Some of the worst lightning/static electricity problems I have ever dealt
with was on a shunt-fed, grounded, half-wave tower with a relatively newly
replaced ground system (120 buried copper radials, ~ 50 m long in a swamp).
When a storm was brewing, fat, blue sparks would jump from the feedthrough
insulator in the wall to almost anything metallic in the transmitter
building (metal shelf with series vacuum tuning cap, lighting conduit,
etc.).  Very unnerving and tough on torroidal coupled RF ammeters!  This
even, sometimes, occurred with dusty, high winds and clear skies.

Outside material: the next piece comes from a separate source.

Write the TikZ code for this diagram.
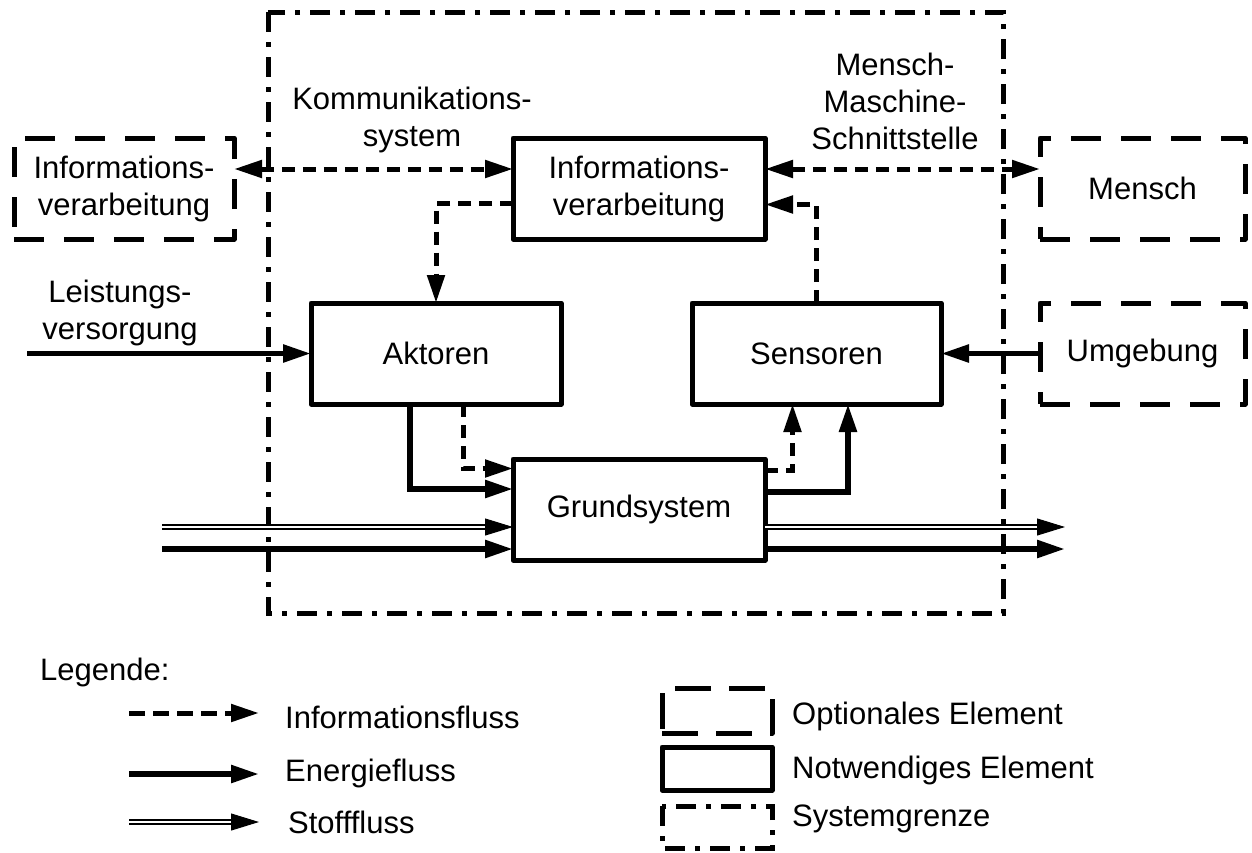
\documentclass[tikz,border=0pt]{standalone}
\usepackage{fontspec}
\setmainfont{Liberation Sans}
\usetikzlibrary{arrows.meta}

\tikzset{
  txt/.style={font=\fontsize{31}{37}\selectfont, inner sep=0pt, align=center},
  needed/.style={draw, line width=5pt, line join=round, inner sep=0pt, outer sep=0pt,
    font=\fontsize{31}{37}\selectfont, align=center},
  optional/.style={needed, dash pattern=on 30pt off 20pt},
  boundary/.style={line width=5pt, dash pattern=on 20pt off 10pt on 5pt off 10pt},
  tip/.style={-{Triangle[length=28pt,width=17pt]}},
  bitip/.style={{Triangle[length=28pt,width=17pt]}-{Triangle[length=28pt,width=17pt]}},
  infoflow/.style={line width=5pt, dash pattern=on 13pt off 8pt, tip},
  energyflow/.style={line width=5.5pt, tip},
  matterflow/.style={double, line width=1.9pt, double distance=2.6pt, shorten >=26pt},
  mattertip/.style={line width=1pt, tip},
}

\begin{document}
\begin{tikzpicture}[x=1pt, y=-1pt]
\useasboundingbox (0,0) rectangle (1252,852);

% system boundary
\draw[boundary] (268,12) rectangle (1003,613);

% elements
\node[optional, minimum width=220pt, minimum height=101pt] (infoL) at (124,188.5) {Informations-\\verarbeitung};
\node[needed, minimum width=252pt, minimum height=101pt] (info) at (639,188.5) {Informations-\\verarbeitung};
\node[optional, minimum width=205pt, minimum height=101pt] (mensch) at (1142.5,188.5) {Mensch};
\node[needed, minimum width=250pt, minimum height=101pt] (akt) at (436,353.5) {Aktoren};
\node[needed, minimum width=249pt, minimum height=101pt] (sens) at (816.5,353.5) {Sensoren};
\node[optional, minimum width=205pt, minimum height=101pt] (umg) at (1142.5,353.5) {Umgebung};
\node[needed, minimum width=252pt, minimum height=101pt] (grund) at (639,509.5) {Grundsystem};

% labels
\node[txt] (komm) at (412,120) {Kommunikations-\\system};
\node[txt] (mms) at (895,101) {Mensch-\\Maschine-\\Schnittstelle};
\node[txt] (leist) at (120,313) {Leistungs-\\versorgung};

% free ends
\coordinate (pin) at (27,353.5);
\coordinate (min) at (162,527);
\coordinate (ein) at (162,549);
\coordinate (mout) at (1065,527);
\coordinate (eout) at (1065,549);

% information flows
\draw[infoflow, bitip] ([yshift=19.5pt]infoL.east) -- ([yshift=19.5pt]info.west);
\draw[infoflow, bitip] ([yshift=19.5pt]info.east) -- ([yshift=19.5pt]mensch.west);
\draw[infoflow] ([yshift=-15pt]info.west) -| (akt.north);
\draw[infoflow] (sens.north) |- ([yshift=-16pt]info.east);
\draw[infoflow] ([xshift=27pt]akt.south) |- ([yshift=41pt]grund.west);
\draw[infoflow] ([yshift=39.5pt]grund.east) -| ([xshift=-24pt]sens.south);

% energy flows
\draw[energyflow] (pin) -- (akt.west);
\draw[energyflow] (umg.west) -- (sens.east);
\draw[energyflow] ([xshift=-26pt]akt.south) |- ([yshift=20.5pt]grund.west);
\draw[energyflow] ([yshift=17.5pt]grund.east) -| ([xshift=31.5pt]sens.south);
\draw[energyflow] (ein) -- ([yshift=-39.5pt]grund.west);
\draw[energyflow] ([yshift=-39.5pt]grund.east) -- (eout);

% matter flows
\draw[matterflow] (min) -- ([yshift=-17.5pt]grund.west);
\draw[mattertip] ([xshift=-28pt,yshift=-17.5pt]grund.west) -- ([yshift=-17.5pt]grund.west);
\draw[matterflow] ([yshift=-17.5pt]grund.east) -- (mout);
\draw[mattertip] ([xshift=-28pt]mout) -- (mout);

% legend
\node[txt, anchor=west] (leg) at (40,672) {Legende:};

\coordinate (l1a) at (129,713);
\coordinate (l1b) at (259,713);
\coordinate (l2a) at (129,774);
\coordinate (l2b) at (259,774);
\coordinate (l3a) at (129,822);
\coordinate (l3b) at (259,822);
\draw[infoflow, dash pattern=on 16pt off 8pt] (l1a) -- (l1b);
\draw[energyflow] (l2a) -- (l2b);
\draw[matterflow] (l3a) -- (l3b);
\draw[mattertip] ([xshift=-28pt]l3b) -- (l3b);
\node[txt, anchor=west] (t1) at (285,717) {Informationsfluss};
\node[txt, anchor=west] (t2) at (285,773) {Energiefluss};
\node[txt, anchor=west] (t3) at (288,822) {Stofffluss};

\node[optional, dash pattern=on 36pt off 18pt, minimum width=110pt, minimum height=45pt] (lo) at (717,710.5) {};
\node[needed, minimum width=110pt, minimum height=43pt] (ln) at (717,768.5) {};
\draw[boundary] (662,806) rectangle (772,848);
\node[txt, anchor=west] (t4) at (792,716) {Optionales Element};
\node[txt, anchor=west] (t5) at (792,770) {Notwendiges Element};
\node[txt, anchor=west] (t6) at (792,819) {Systemgrenze};
\end{tikzpicture}
\end{document}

With the station shut down (on a "quiet" day) there was less than an ohm of
measured D.C. resistance between the shunt-feed wire (attached ~ 50 m up the
tower, IIRC) and the 4" (~10 cm) copper strap attached to the tower
base/ground system.  This measurement was made with the static-drain choke
disconnected.  (Yes, I had added a static-drain choke to the shunt-feed
wire, which seemed to do little good.)

I spent lots of time at two other series-fed AM sites, each within two miles
of the above mentioned site and never saw static discharges anywhere near as
spectacular or detrimental to clean underwear.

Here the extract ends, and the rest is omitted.